The intimacy that he wishes for gets locked in-messed into his outfit-his opinions those of sad sack condemned by ironies of history (vote McCain etc)- the experience offered is a double-blind-the broken down body against her false intimacy facade-which in of itself from a neutrally involved perspective of the camera just becomes another emission, becomes a condemnation of both parties. Just like Ms Grey herself; her reputation would suggest TGE would be a quite different type of movie in its treatment of the theme; a notoriety frisson selling an experience which demonstrably offers very little aside from a re-iteration of herself as distance-from clients, from persona, from herself. Discussions occur all the time about a hidden/innate self which the client would like to see- a s the prized asset. Just as here suddenly the prized artefact asset is Grey-clothed—a revolution game played with her image, that she becomes a piquant curiosity-like the markets, torn between supreme control and contingent instability. The promise of a less mercantile connection of straightforward desires. But in the end this can become in the marketplace just another fetish if everything is blank. As Grey's Chelsea is an intelligent blankness.

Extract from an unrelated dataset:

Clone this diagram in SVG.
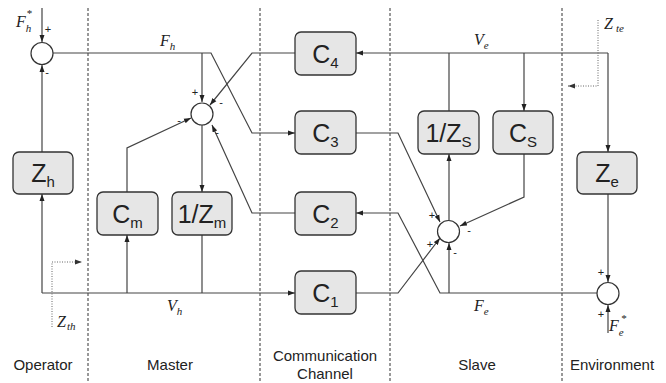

Normally she trades in the degradation- the risk taking bravado art-performance of the market place; the high-wire theatrics, with money or other terms of values-transmuting meaning out of ‘nothings’ to engineer new values for itself like junk-bonds, like sub-primes. Grey herself described the culture in this movie as 'looking for bigger mirrors', her Chelsea included. There's an uneasy shift between body and abstracts- she abstracted into money, relationships into a series of digits and ciphers, and stocktraders in turn back into hard-bodies like in a Bret Easton Ellis revisitation. It's Ellis' type of alienation which this movie tributes. Sodenbergh’s plane-dwellers on their way to Vegas are filmed in a lo-budget light like those eighties free-for-all ‘dirty cams’-the low-budget entrepreneurial grainy self-made s-tape, in a dialogue wth Sasha Grey’s own pre-existent persona. Or Sodebergh’s vacillation between the ‘clean’ business of social cinema and the high-gloss Vegas ‘whore’ of his commercial work. Between the two poles of modern film-making—self-reflexively commented upon.

It took years to process 9/11 filmically and yet now, from stories of death and solidarity, New York occupies once again-and this time more moribund-the spectre of a ravaged city in the financial district. The enemy within is more nebulous than the interlopers through airports security and flight-schools, the homeland security threat itself overturned by the bond-securities downfall; the anxiety of the body politic-diffuse expectations of Grey’s body, of her client’s bodies turn on the treadmills and as objects of scrutiny and, most of all, the financial body politics’ integrity. It can’t be honed or cured-but at best present the illusion of a natural relationship to commodities, present a veneer of confidence.

A freedom to buy anything- has more or less always exited for the rich-but with this techno-view- this apparent free-market liberalism democracy of viewings available through the digitised camera, through social mobility-a class which was once ossified has sprung up as the theatricity -as roleplay detached from material production and yet with values and lives still in the balance-plays the excesses of the ancient regime- has less to curb its tastes or the manner, the extent of its fee domination. But they too are confused-like in technology, so too the soteriologies of being, everything is more or less in flux- the historical lessons, like the lessons henceforth of allegory, also in flux within movie method and message along with the environment which-in its one certainty- it articulates in this, all this, slippage.